Father John Spiegel, pastor of St. Mary Parish in Iowa City, said the parish pays for two or three people a month to spend the night at a local motel if they have been turned away from the Shelter House because it was full. The shelter does not allow people who have been abusing substances to stay there.
St. Mary’s hasn’t had to assist anyone during the recent cold snap, but Fr. Spiegel supposes that is because the shelter isn’t turning away people during the dangerous cold snap.
St. Thomas More in Coralville takes a certain percentage of its Christmas collections to give twice a year to local agencies that serve people in need, including the homeless.
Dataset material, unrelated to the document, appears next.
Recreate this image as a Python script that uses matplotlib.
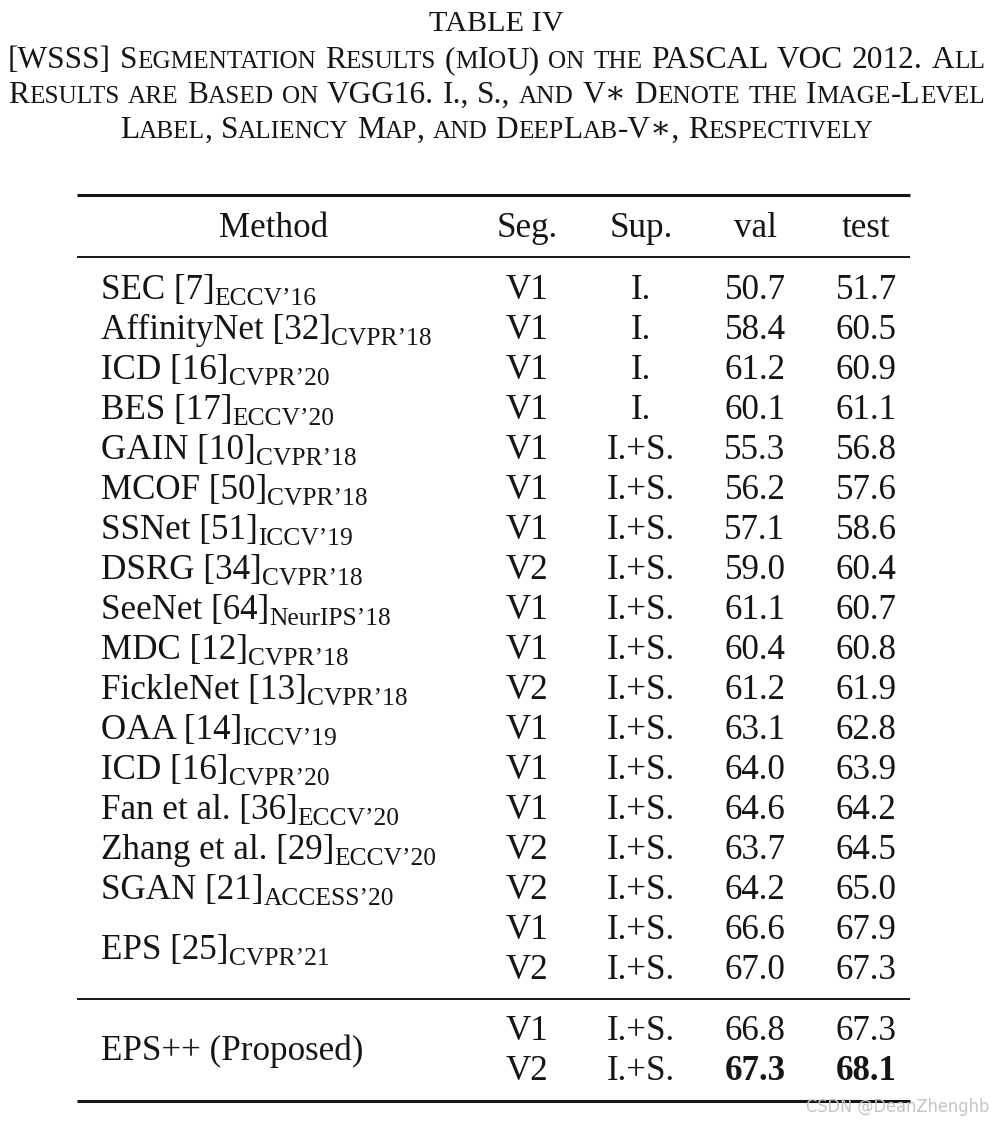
import matplotlib
matplotlib.use('Agg')
import matplotlib.pyplot as plt
from matplotlib.font_manager import FontProperties

SERIF = ['Liberation Serif', 'DejaVu Serif']
plt.rcParams['font.family'] = SERIF

# table content
methods = ['SEC [7]', 'AffinityNet [32]', 'ICD [16]', 'BES [17]', 'GAIN [10]',
           'MCOF [50]', 'SSNet [51]', 'DSRG [34]', 'SeeNet [64]', 'MDC [12]',
           'FickleNet [13]', 'OAA [14]', 'ICD [16]', 'Fan et al. [36]',
           'Zhang et al. [29]', 'SGAN [21]', 'EPS [25]', 'EPS++ (Proposed)']
venues = ['ECCV’16', 'CVPR’18', 'CVPR’20', 'ECCV’20', 'CVPR’18', 'CVPR’18',
          'ICCV’19', 'CVPR’18', 'NeurIPS’18', 'CVPR’18', 'CVPR’18', 'ICCV’19',
          'CVPR’20', 'ECCV’20', 'ECCV’20', 'ACCESS’20', 'CVPR’21', '']
spans = [1] * 16 + [2, 2]

seg = ['V1', 'V1', 'V1', 'V1', 'V1', 'V1', 'V1', 'V2', 'V1', 'V1',
       'V2', 'V1', 'V1', 'V1', 'V2', 'V2', 'V1', 'V2', 'V1', 'V2']
sup = ['I.', 'I.', 'I.', 'I.'] + ['I.+S.'] * 16
val = ['50.7', '58.4', '61.2', '60.1', '55.3', '56.2', '57.1', '59.0', '61.1', '60.4',
       '61.2', '63.1', '64.0', '64.6', '63.7', '64.2', '66.6', '67.0', '66.8', '67.3']
test = ['51.7', '60.5', '60.9', '61.1', '56.8', '57.6', '58.6', '60.4', '60.7', '60.8',
        '61.9', '62.8', '63.9', '64.2', '64.5', '65.0', '67.9', '67.3', '67.3', '68.1']
bold_rows = [19]

headers = ['Method', 'Seg.', 'Sup.', 'val', 'test']

title = 'TABLE IV'
caption = ['[WSSS] Segmentation Results (mIoU) on the PASCAL VOC 2012. All',
           'Results are Based on VGG16. I., S., and V∗ Denote the Image-Level',
           'Label, Saliency Map, and DeepLab-V∗, Respectively']

W, H = 993, 1122
fig = plt.figure(figsize=(W / 100, H / 100), dpi=100)
ax = fig.add_axes([0, 0, 1, 1])
ax.set_xlim(0, W)
ax.set_ylim(H, 0)
ax.axis('off')
renderer = fig.canvas.get_renderer()
ink = '#151515'


def raw_w(s, size, weight='normal'):
    fp = FontProperties(family=SERIF, size=size, weight=weight)
    w, h, d = renderer.get_text_width_height_descent(s, fp, ismath=False)
    return w


def text_w(s, size, weight='normal'):
    # advance width: wrap in bars so side bearings are counted
    return raw_w('|' + s + '|', size, weight) - raw_w('||', size, weight)


def sc_runs(word, big, small):
    runs = []
    for ch in word:
        size = small if ch.islower() else big
        if runs and runs[-1][1] == size:
            runs[-1][0] += ch.upper()
        else:
            runs.append([ch.upper(), size])
    return runs


def draw_smallcaps(y, line, big, small, x0=None, x1=None, center=None):
    words = [sc_runs(wd, big, small) for wd in line.split(' ')]
    wws = [sum(text_w(s, sz) for s, sz in wd) for wd in words]
    if center is None:
        gap = (x1 - x0 - sum(wws)) / (len(words) - 1)
        x = x0
    else:
        gap = text_w(' ', big)
        x = center - (sum(wws) + gap * (len(words) - 1)) / 2
    for wd, ww in zip(words, wws):
        xx = x
        for s, sz in wd:
            ax.text(xx, y, s, fontsize=sz, ha='left', va='baseline', color=ink)
            xx += text_w(s, sz)
        x += ww + gap


# caption
big, small = 22.6, 18.2
ax.text(W / 2, 31, title, fontsize=21.8, ha='center', va='baseline', color=ink)
draw_smallcaps(68, caption[0], big, small, x0=8, x1=985)
draw_smallcaps(103, caption[1], big, small, x0=8, x1=985)
draw_smallcaps(138, caption[2], big, small, center=W / 2)

# table geometry
fs, sub_fs = 25.2, 18.4
x_left, x_right = 77, 910
x_method = 101
col_x = [274, 527, 641, 755, 866]

ax.plot([x_left, x_right], [195, 195], color=ink, lw=2.2, solid_capstyle='butt')
ax.plot([x_left, x_right], [257, 257], color=ink, lw=1.4, solid_capstyle='butt')
ax.plot([x_left, x_right], [999, 999], color=ink, lw=1.4, solid_capstyle='butt')
ax.plot([x_left, x_right], [1101, 1101], color=ink, lw=2.2, solid_capstyle='butt')

for cx, h in zip(col_x, headers):
    ax.text(cx, 237, h, fontsize=fs, ha='center', va='baseline', color=ink)

row_base = []
for i in range(len(seg)):
    y = 299 + 40 * i
    if i >= 18:
        y += 21
    row_base.append(y)

for i in range(len(seg)):
    y = row_base[i]
    wt = 'bold' if i in bold_rows else 'normal'
    ax.text(col_x[1], y, seg[i], fontsize=fs, ha='center', va='baseline', color=ink)
    ax.text(col_x[2], y, sup[i], fontsize=fs, ha='center', va='baseline', color=ink)
    ax.text(col_x[3], y, val[i], fontsize=fs, ha='center', va='baseline', color=ink, weight=wt)
    ax.text(col_x[4], y, test[i], fontsize=fs, ha='center', va='baseline', color=ink, weight=wt)

r = 0
for m, v, n in zip(methods, venues, spans):
    y = sum(row_base[r:r + n]) / n
    ax.text(x_method, y, m, fontsize=fs, ha='left', va='baseline', color=ink)
    if v:
        xs = x_method + text_w(m, fs)
        ax.text(xs, y + 6, v, fontsize=sub_fs, ha='left', va='baseline', color=ink)
    r += n

# watermark
ax.text(989, 1112, 'CSDN @DeanZhenghb', fontsize=13, ha='right', va='baseline',
        color='#c4c4c4', family=['Liberation Sans Narrow', 'DejaVu Sans'],
        stretch='condensed')

fig.savefig('out.png', dpi=100)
Ss. Mary & Mathias Parish in Muscatine takes up a monthly collection for the Muscatine Center for Strategic Action, which provides a homeless shelter in the old “Y” building downtown, said Ferris, a member of the Muscatine parish. “If push came to shove, the center would put cots out in the gymnasium.”
The parish also supports the Loaves and Fishes program, which helps fund the meal site at the center.
Such support is happening in other parishes within the 22-county diocese, Ferris noted.
“It’s quite likely we’re not the lead agency in responding to the needs of the homeless, but parishes financially and individually are active and involved in contributing to those ongoing efforts.
“We are so dependent on parishioners who are actively involved in the community to share that information with their social action committees or pastoral councils … if we identify an unmet need in any of the 22 counties we will raise the question of who will respond to this need,” Ferris continued.
“It requires a community wide effort; it’s not just Catholics, but other members of faith communities who have an obligation to respond based on the teachings of Jesus.”